• **Data**
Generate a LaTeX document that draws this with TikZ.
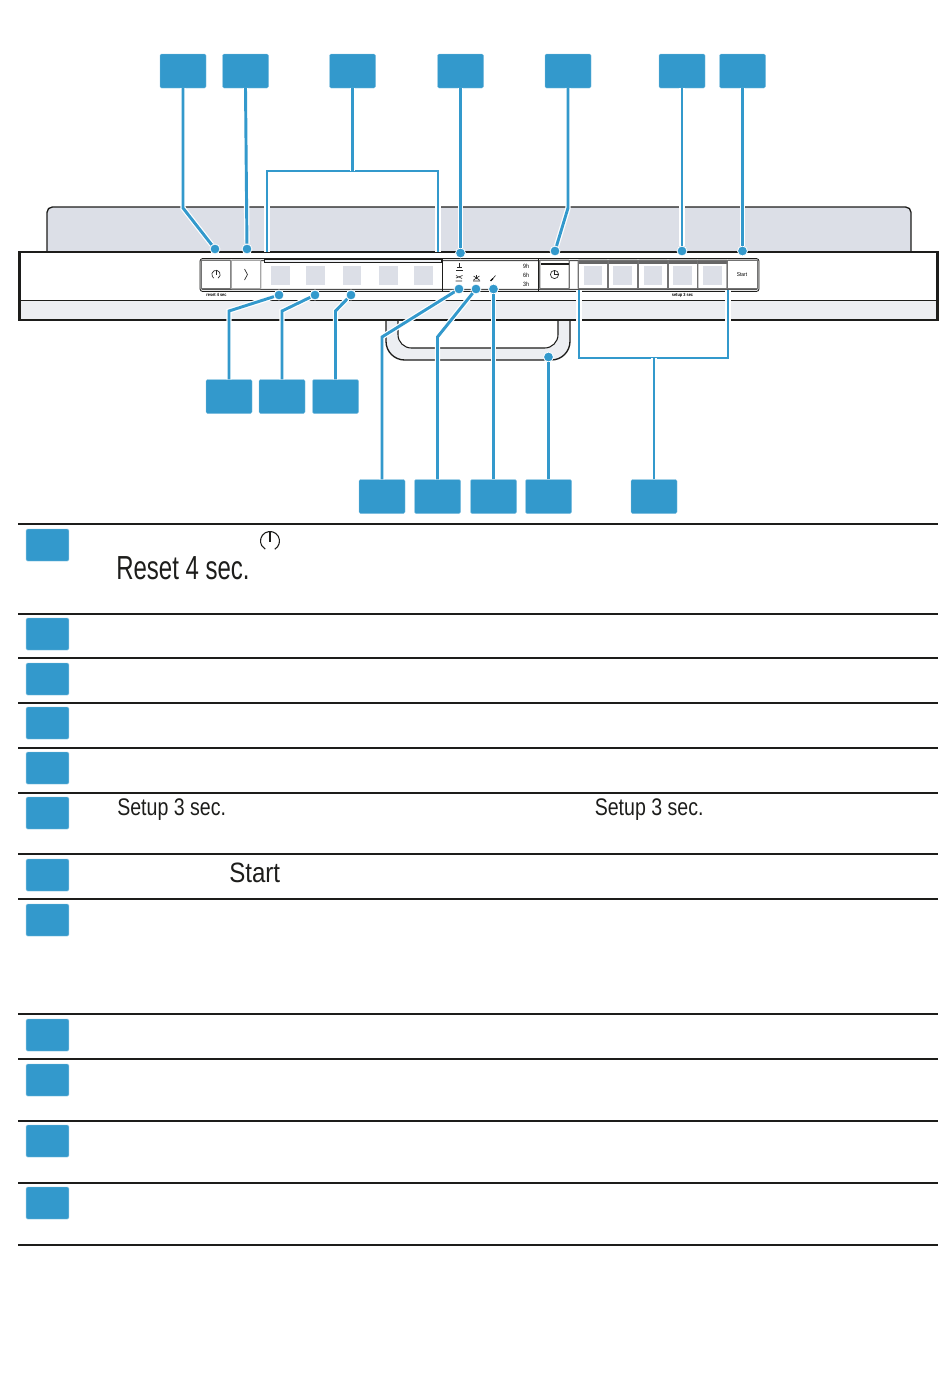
\documentclass[tikz,border=0pt]{standalone}
\usepackage{fontspec}
\setmainfont[FakeStretch=0.86]{Liberation Sans}
\newfontfamily\narrowfont[FakeStretch=0.815]{Liberation Sans}
\newfontfamily\narrowerfont[FakeStretch=0.72]{Liberation Sans}
\usepackage{xcolor}
\usetikzlibrary{
    calc,
    positioning
}
\definecolor{tagblue}{HTML}{3399CC}
\definecolor{coverfill}{HTML}{DCDFE7}
\definecolor{stripfill}{HTML}{ECEEF2}
\definecolor{inkdark}{HTML}{1D1D1B}
\tikzset{
    tag/.style={fill=tagblue, draw=tagblue!60!white, line width=0.3pt, rounded corners=1pt, minimum width=34.5pt, minimum height=25.5pt, inner sep=0pt},
    keytag/.style={tag, minimum width=32pt, minimum height=24pt},
    leader/.style={draw=tagblue, line width=2.2pt, line join=miter, preaction={draw=white, line width=4pt}},
    dot/.style={circle, fill=tagblue, draw=white, line width=0.6pt, minimum size=7.4pt, inner sep=0pt},
    keycap/.style={draw=black!55, fill=white, line width=0.9pt, rounded corners=0.6pt, minimum width=22pt, minimum height=21.5pt, inner sep=0pt},
    pad/.style={fill=coverfill, minimum width=14pt, minimum height=14pt, inner sep=0pt},
    tiny/.style={inner sep=0pt, font=\fontsize{3.8}{4}\selectfont},
    body/.style={inner sep=0pt, anchor=west, text=inkdark, font=\narrowfont\fontsize{18}{20}\selectfont},
    icon/.style={draw=black!85, line width=0.45pt}
}
\begin{document}
\begin{tikzpicture}[x=0.75pt, y=-0.75pt]
    \useasboundingbox (0,0) rectangle (950,1392);

    % appliance
    \draw[fill=coverfill, draw=inkdark, line width=1pt, rounded corners=4pt] (47,252) -- (47,207) -- (911,207) -- (911,252);
    \draw[fill=stripfill, draw=inkdark, line width=1pt, rounded corners=14pt] (386,320) -- (386,360) -- (570,360) -- (570,320);
    \draw[fill=white, draw=inkdark, line width=0.8pt, rounded corners=10pt] (398,318) -- (398,348) -- (558,348) -- (558,318);
    \draw[fill=white, draw=none] (19,252) rectangle (938,300);
    \draw[fill=stripfill, draw=none] (19,300) rectangle (938,320);
    \draw[inkdark, line width=0.8pt] (19,300.5) -- (938,300.5);
    \draw[inkdark, line width=2.1pt] (19.5,252) rectangle (937.5,320);

    % control strip
    \draw[inkdark, line width=0.6pt, rounded corners=2pt] (200,258.5) rectangle (759,291.5);
    \draw[black!70, line width=0.9pt, fill=white, rounded corners=1pt] (201.5,260.5) rectangle (757.5,289.5);
    \draw[inkdark, line width=0.5pt, fill=stripfill] (264,259.5) rectangle (441,262.5);
    \draw[inkdark, line width=0.6pt] (442.5,259) -- (442.5,291) (538,259) -- (538,291);

    \node[keycap, minimum width=22pt] (power) at (216,274.5) {};
    \node[keycap, draw=black!35, minimum width=22pt] (next) at (246,274.5) {};
    \draw[icon, line width=0.5pt] (216,274.5) ++(60:4.2) arc (60:-240:4.2);
    \draw[icon, line width=0.5pt] (216,269.5) -- (216,274.5);
    \draw[icon, line width=0.5pt] (244.5,269) -- (247.5,274.5) -- (244.5,280);
    \foreach \i/\x in {1/280.5, 2/315.5, 3/352, 4/388.5, 5/423.5}
        \node[pad] (pad\i) at (\x,275.5) {};

    % programme icons
    \draw[icon] (456,270) -- (463,270) (457,267.5) -- (462,267.5) (459.5,262.5) -- (459.5,267);
    \draw[icon] (455.5,281) -- (462,281) (456,278) -- (462.5,275.5) (456,275.5) -- (462,278.5);
    \draw[icon] (473,281) -- (480,281) (476.5,275) -- (476.5,279) (473.5,276) -- (479.5,280) (479.5,276) -- (473.5,280);
    \draw[black, line width=1pt] (490.5,281) -- (493,278.5);
    \draw[icon] (493,278.5) -- (495.5,275.5);
    \node[tiny, font=\fontsize{4.6}{5}\selectfont] (nine) at (526,266) {9h};
    \node[tiny, font=\fontsize{4.6}{5}\selectfont] (six) at (526,275) {6h};
    \node[tiny, font=\fontsize{4.6}{5}\selectfont] (three) at (526,284) {3h};

    % delay and option keys
    \node[keycap] (delay) at (554.5,274.5) {};
    \draw[inkdark, line width=1.2pt] (541,264) -- (569,264);
    \draw[icon, line width=0.5pt] (554.5,274.5) circle (4.1);
    \draw[icon, line width=0.5pt] (554.5,270) -- (554.5,274.5) -- (559,274.5);
    \foreach \i/\x/\p in {1/593/593, 2/623/622.5, 3/653/653, 4/683/682.5, 5/712.5/712.5} {
        \node[keycap] (key\i) at (\x,274.5) {};
        \draw[black!60, line width=1.6pt] (\x-14.5,262.5) -- (\x+14.5,262.5);
        \node[pad] (opt\i) at (\p,275.5) {};
    }
    \node[keycap, minimum width=23pt] (startkey) at (742.5,274.5) {};
    \node[tiny, font=\fontsize{4.2}{5}\selectfont] (startlabel) at (742,274.5) {Start};
    \node[tiny, font=\bfseries\fontsize{3.4}{4}\selectfont] (resetlabel) at (216.5,295) {reset 4 sec};
    \node[tiny, font=\bfseries\fontsize{3.4}{4}\selectfont] (setuplabel) at (682.5,295) {setup 3 sec};

    % tags
    \node[tag] (t1) at (183,71) {};
    \node[tag] (t2) at (245.5,71) {};
    \node[tag] (t3) at (352.5,71) {};
    \node[tag] (t4) at (460.5,71) {};
    \node[tag] (t5) at (568,71) {};
    \node[tag] (t6) at (682,71) {};
    \node[tag] (t7) at (742.5,71) {};
    \node[tag] (t8) at (229,396.5) {};
    \node[tag] (t9) at (282,396.5) {};
    \node[tag] (t10) at (335.5,396.5) {};
    \node[tag] (t11) at (382,496.5) {};
    \node[tag] (t12) at (437.5,496.5) {};
    \node[tag] (t13) at (493.5,496.5) {};
    \node[tag] (t14) at (548.5,496.5) {};
    \node[tag] (t15) at (654,496.5) {};

    % end points
    \coordinate (bl) at (267,252);
    \coordinate (br) at (438,252);
    \coordinate (kl) at (579,290);
    \coordinate (kr) at (728,290);
    \node[dot] (d1) at (215,249) {};
    \node[dot] (d2) at (247,249) {};
    \node[dot] (d4) at (460.5,253) {};
    \node[dot] (d5) at (555,251) {};
    \node[dot] (d6) at (682,251) {};
    \node[dot] (d7) at (742.5,251) {};
    \node[dot] (d8) at (279,295) {};
    \node[dot] (d9) at (315,295) {};
    \node[dot] (d10) at (351,295) {};
    \node[dot] (d11) at (459,289) {};
    \node[dot] (d12) at (476,289) {};
    \node[dot] (d13) at (493.5,289) {};
    \node[dot] (d14) at (548.5,357) {};

    % leaders
    \draw[leader] (t1.south) -- (183,208) -- (d1);
    \draw[leader] (t2.south) -- (d2);
    \draw[leader] (bl) -- (267,171) -- (438,171) -- (br);
    \draw[leader] (t3.south) -- (352.5,171);
    \draw[leader] (t4.south) -- (d4);
    \draw[leader] (t5.south) -- (568,208) -- (d5);
    \draw[leader] (t6.south) -- (d6);
    \draw[leader] (t7.south) -- (d7);
    \draw[leader] (t8.north) -- (229,311) -- (d8);
    \draw[leader] (t9.north) -- (282,311) -- (d9);
    \draw[leader] (t10.north) -- (335.5,311) -- (d10);
    \draw[leader] (t11.north) -- (382,337) -- (d11);
    \draw[leader] (t12.north) -- (437.5,337) -- (d12);
    \draw[leader] (t13.north) -- (d13);
    \draw[leader] (t14.north) -- (d14);
    \draw[leader] (kl) -- (579,358) -- (728,358) -- (kr);
    \draw[leader] (t15.north) -- (654,358);

    % table
    \foreach \y in {524, 614, 658, 703, 748, 793, 854, 899, 1014, 1059, 1121, 1183, 1245}
        \draw[inkdark, line width=1pt] (18,\y) -- (938,\y);
    \foreach \i/\y in {1/545, 2/634, 3/679, 4/723, 5/768, 6/813, 7/875, 8/920, 9/1035, 10/1080, 11/1141, 12/1203}
        \node[keytag] (k\i) at (47.5,\y) {};

    \node[body, font=\narrowerfont\fontsize{25}{27}\selectfont] (reset) at (116,568) {Reset 4 sec.};
    \node[body] (setupa) at (117,810) {Setup 3 sec.};
    \node[body] (setupb) at (594.5,810) {Setup 3 sec.};
    \node[body, font=\fontsize{21}{23}\selectfont] (start) at (229,873) {Start};
    \draw[inkdark, line width=0.8pt] (270,541) ++(60:9.5) arc (60:-240:9.5);
    \draw[inkdark, line width=0.8pt] (270,531) -- (270,542);
\end{tikzpicture}
\end{document}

• **Task instructions**
Copy exactly the lines running from the beginning of the listing through the line that has "(19.5,252) rectangle (937.5,320);". Drop the pictures.

• **Output of the task**
Generate a LaTeX document that draws this with TikZ.
\documentclass[tikz,border=0pt]{standalone}
\usepackage{fontspec}
\setmainfont[FakeStretch=0.86]{Liberation Sans}
\newfontfamily\narrowfont[FakeStretch=0.815]{Liberation Sans}
\newfontfamily\narrowerfont[FakeStretch=0.72]{Liberation Sans}
\usepackage{xcolor}
\usetikzlibrary{
    calc,
    positioning
}
\definecolor{tagblue}{HTML}{3399CC}
\definecolor{coverfill}{HTML}{DCDFE7}
\definecolor{stripfill}{HTML}{ECEEF2}
\definecolor{inkdark}{HTML}{1D1D1B}
\tikzset{
    tag/.style={fill=tagblue, draw=tagblue!60!white, line width=0.3pt, rounded corners=1pt, minimum width=34.5pt, minimum height=25.5pt, inner sep=0pt},
    keytag/.style={tag, minimum width=32pt, minimum height=24pt},
    leader/.style={draw=tagblue, line width=2.2pt, line join=miter, preaction={draw=white, line width=4pt}},
    dot/.style={circle, fill=tagblue, draw=white, line width=0.6pt, minimum size=7.4pt, inner sep=0pt},
    keycap/.style={draw=black!55, fill=white, line width=0.9pt, rounded corners=0.6pt, minimum width=22pt, minimum height=21.5pt, inner sep=0pt},
    pad/.style={fill=coverfill, minimum width=14pt, minimum height=14pt, inner sep=0pt},
    tiny/.style={inner sep=0pt, font=\fontsize{3.8}{4}\selectfont},
    body/.style={inner sep=0pt, anchor=west, text=inkdark, font=\narrowfont\fontsize{18}{20}\selectfont},
    icon/.style={draw=black!85, line width=0.45pt}
}
\begin{document}
\begin{tikzpicture}[x=0.75pt, y=-0.75pt]
    \useasboundingbox (0,0) rectangle (950,1392);

    % appliance
    \draw[fill=coverfill, draw=inkdark, line width=1pt, rounded corners=4pt] (47,252) -- (47,207) -- (911,207) -- (911,252);
    \draw[fill=stripfill, draw=inkdark, line width=1pt, rounded corners=14pt] (386,320) -- (386,360) -- (570,360) -- (570,320);
    \draw[fill=white, draw=inkdark, line width=0.8pt, rounded corners=10pt] (398,318) -- (398,348) -- (558,348) -- (558,318);
    \draw[fill=white, draw=none] (19,252) rectangle (938,300);
    \draw[fill=stripfill, draw=none] (19,300) rectangle (938,320);
    \draw[inkdark, line width=0.8pt] (19,300.5) -- (938,300.5);
    \draw[inkdark, line width=2.1pt] (19.5,252) rectangle (937.5,320);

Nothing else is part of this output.